Nauwa terkenal dengan kemampuan berperangnya dan meneror wilayah pesisir Mimika. Walau begitu ia memiliki hubungan yang baik dengan Moi, Raja Namatota karena ayahnya (Lamora) memberikan gelar Raja Kipia pertama kepadanya. Akhir abad ke 19, Kipia menjadi pusat perdagangan pesisir Mimika akan peralatan besi, tembakau, dan pakaian. Sedangkan Kampung Tipuka, Atuka, dan Koperapoka di sebelah Timur Mimika berdagang wanita dan anak-anak tahanan perang (manuku) kepada Naowa maupun pedagang Teluk Etna lainnya.

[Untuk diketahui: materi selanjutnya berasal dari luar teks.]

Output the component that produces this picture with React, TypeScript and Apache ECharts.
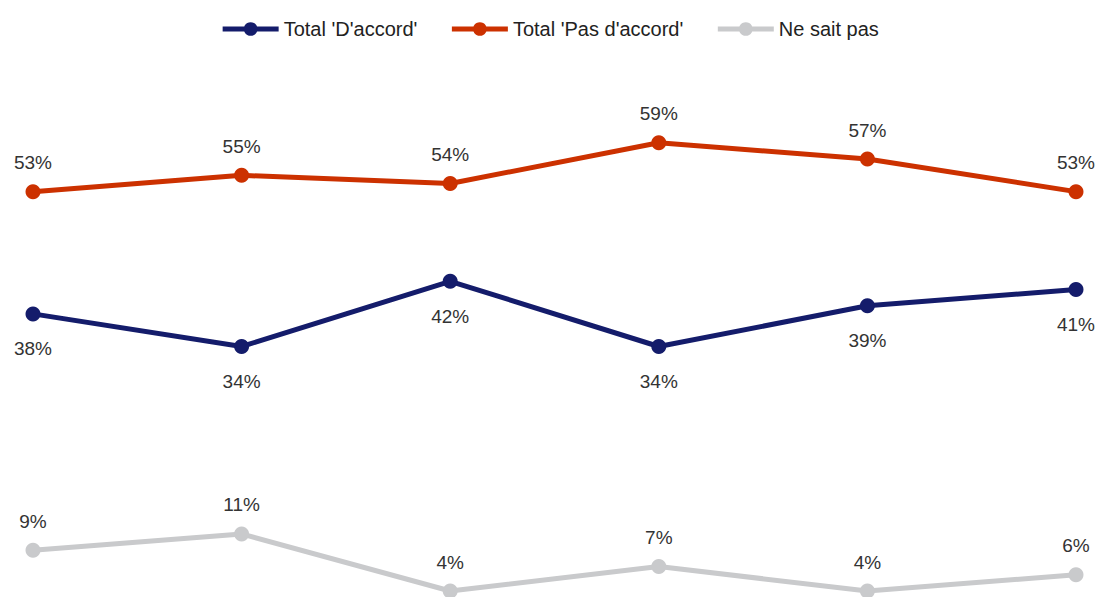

Seluruh keluarga terutama asal Mimika timur akan pergi ke Kipia untuk berdagang. Komunitas pesisir Mimika timur yang lebih kuat seperti Tipuka dan Atuka juga bertukar dengan Nauwa atau perwakilannnya di Kipia. Tipuka terutama berdagang dengan tawanan perang dari Nawaripi. Dalam mengatur wilayahnya Nauwa juga mengikuti tradisi dari Namatota seperti memberikan gelar raja, mayor, kapitan, hakim, dan orang tua.

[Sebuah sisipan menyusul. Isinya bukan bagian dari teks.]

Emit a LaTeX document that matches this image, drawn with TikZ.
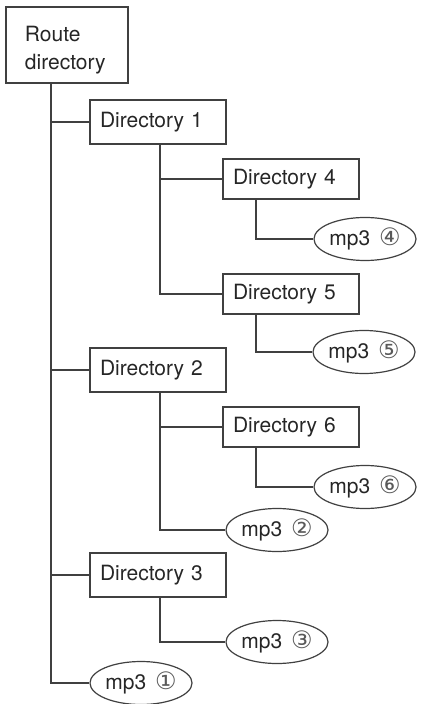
\documentclass[tikz,border=0pt]{standalone}
\usepackage{fontspec}
\setmainfont{TeX Gyre Heros}
\newfontfamily\digitfont{DejaVu Sans}
\newcommand{\cnum}[1]{\hspace{1.5pt}{\digitfont\fontsize{12}{12}\selectfont\color{black!65}\raisebox{-0.4pt}{#1}}}
\usetikzlibrary{shapes.geometric}

\tikzstyle{textonly}=[align=left, font=\fontsize{10.5}{14}\selectfont, text=black!85]
\tikzstyle{dirbox}=[textonly, rectangle, draw=black!75, line width=0.6pt, text width=58pt, inner xsep=5pt, inner ysep=0pt, minimum height=22pt]
\tikzstyle{subbox}=[dirbox, minimum height=20pt]
\tikzstyle{rootbox}=[dirbox, text width=42pt, inner xsep=9.5pt, minimum height=38pt]
\tikzstyle{file}=[textonly, align=center, ellipse, draw=black!75, line width=0.6pt, inner sep=0pt, minimum width=51pt, minimum height=21.5pt]
\tikzstyle{branch}=[draw=black!75, line width=0.6pt]

\begin{document}
\begin{tikzpicture}[x=0.5pt, y=-0.5pt]
  \useasboundingbox (0,0) rectangle (421,704);

  % Nodes
  \node (root) [rootbox] at (67,45) {\rule{0pt}{13pt}Route\\directory};
  \node (dir1) [dirbox] at (158,122) {Directory 1};
  \node (dir4) [subbox] at (291,179) {Directory 4};
  \node (mp4) [file] at (365,239) {mp3~\cnum{④}};
  \node (dir5) [subbox] at (291,294) {Directory 5};
  \node (mp5) [file] at (364,352) {mp3~\cnum{⑤}};
  \node (dir2) [dirbox] at (158,370) {Directory 2};
  \node (dir6) [subbox] at (291,427) {Directory 6};
  \node (mp6) [file] at (365,487) {mp3~\cnum{⑥}};
  \node (mp2) [file] at (277,530) {mp3~\cnum{②}};
  \node (dir3) [dirbox] at (158,575) {Directory 3};
  \node (mp3) [file] at (277,642) {mp3~\cnum{③}};
  \node (mp1) [file] at (141,683) {mp3~\cnum{①}};

  % Lines
  \coordinate (trunk) at (51,0);
  \coordinate (mid) at (160,0);
  \coordinate (leaf) at (256,0);
  \draw [branch] (root.south -| trunk) |- (mp1.west);
  \draw [branch] (dir1.west -| trunk) -- (dir1.west);
  \draw [branch] (dir2.west -| trunk) -- (dir2.west);
  \draw [branch] (dir3.west -| trunk) -- (dir3.west);

  \draw [branch] (dir1.south -| mid) |- (dir5.west);
  \draw [branch] (dir4.west -| mid) -- (dir4.west);
  \draw [branch] (dir2.south -| mid) |- (mp2.west);
  \draw [branch] (dir6.west -| mid) -- (dir6.west);
  \draw [branch] (dir3.south -| mid) |- (mp3.west);

  \draw [branch] (dir4.south -| leaf) |- (mp4.west);
  \draw [branch] (dir5.south -| leaf) |- (mp5.west);
  \draw [branch] (dir6.south -| leaf) |- (mp6.west);
\end{tikzpicture}
\end{document}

Nauwa dan pasukannya terkenal kejam terkadang menyerang penduduk desa Mimika timur yang akan berdagang, menculik para penduduk tersebut atau mencuri barang yang akan ditukar. Tindakan Nauwa menyebabkan banyak penduduk Mimika barat dan tengah, dari Uta sampai Kokonao untuk kabur sementara ke Timur dimana mereka mengungsi di daerah Sungai Wania karena penghianatan Nauwa yang menyerang saat upacara rekonsiliasi. Peperangan antar kampung di barat dan tengah Mimika cukup umum zaman Nauwa, Perang Tipuka cukup merubah susunan politik di timur Mimika, dimana komunitas Nawaripi yang berasal dari area Koperapoka memimpin penyerangan kemungkinan atas balasan penculikan oleh Tipuka untuk berdagang. Komunitas Kamoro lain seperti Mware, Pigapu, Hiripau, dan Miyoko ikut pula berpartisipasi. Penyerangan ini mengakibatkan kehancuran Tipuka dan tersebarnya komunitas Tipuka sampai ke wilayah barat sampai ke Arguni.[2]

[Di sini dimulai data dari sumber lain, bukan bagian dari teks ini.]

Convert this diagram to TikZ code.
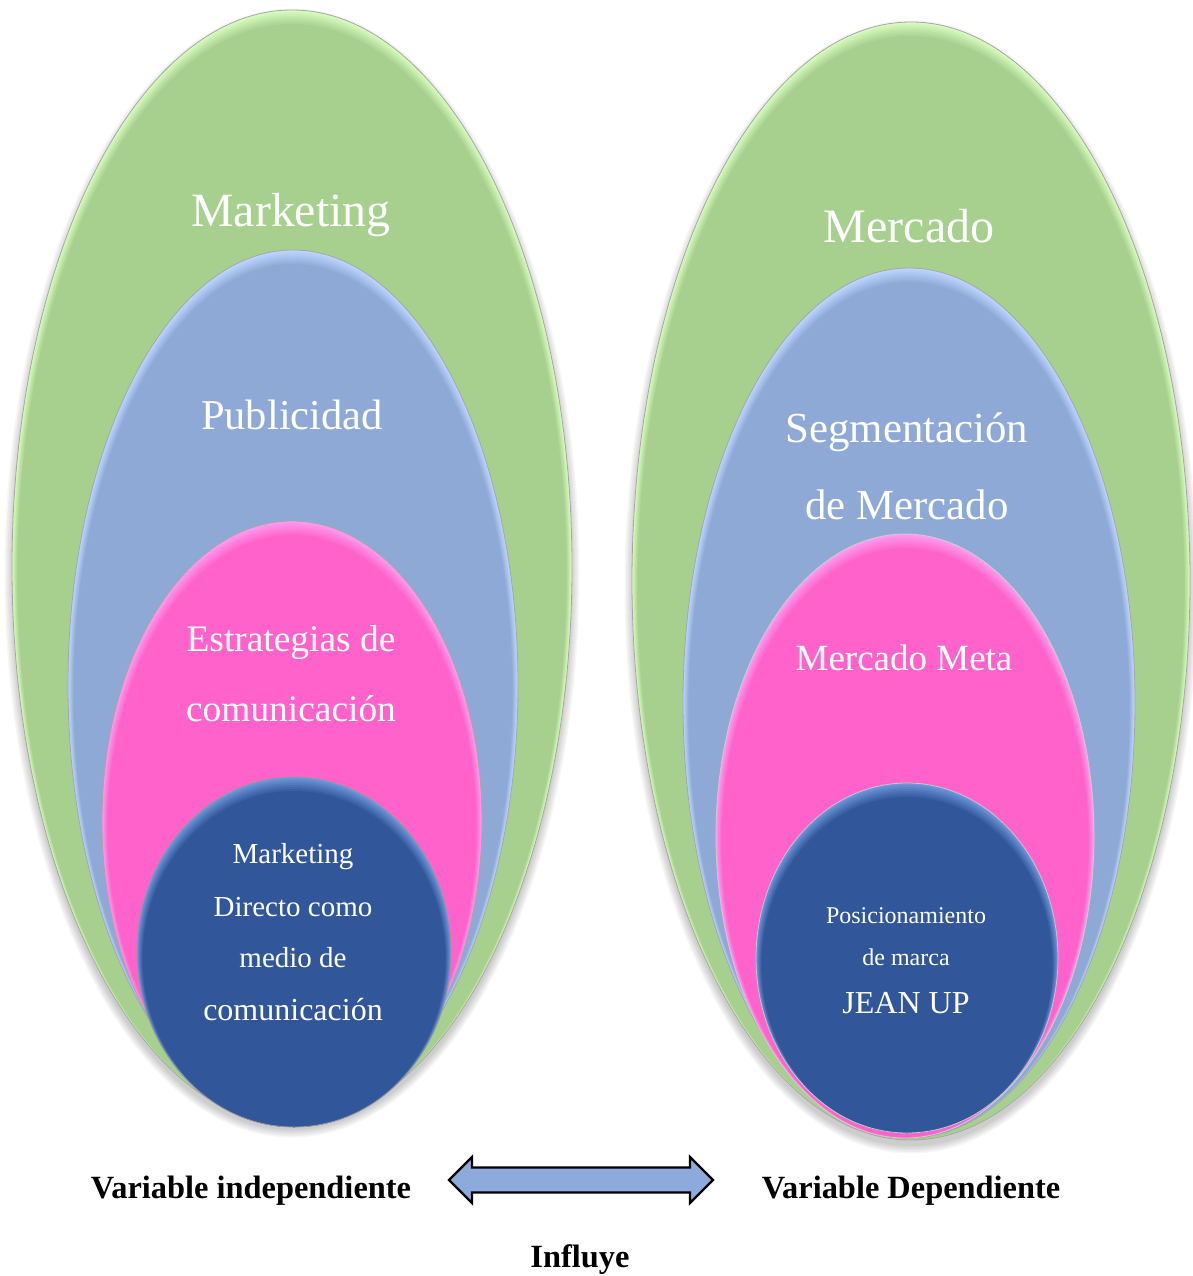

Hubungan dagang dan proses Islamisasi di wilayah Mimika barat melalui Konfederasi Tarya We, lambat laun berakhir dengan semakin kuatnya kolonialisme Belanda, misionaris Katolik, dan mulai masuknya pedagang asal Tiongkok. Walaupun di tahun 1950-an beberapa peninggalan kultural masih ada berupa gelar-gelar Maluku, penggunaan ikat kepala berbentuk sorban dan tidak mengkonsumsi daging babi.[3]

Catatan sunting

  1. ^ Cerita amoko-kwere ini oleh Maramuku yang berasal dari Poraoka, saat itu berumur 50an, lahir di tahun 1880an.
  2. ^ Terani disini berarti Seram kemungkinan narator tertukar dengan Aru.
  3. ^ Tena disini berarti asing, berasal dari Tjina atau Cina.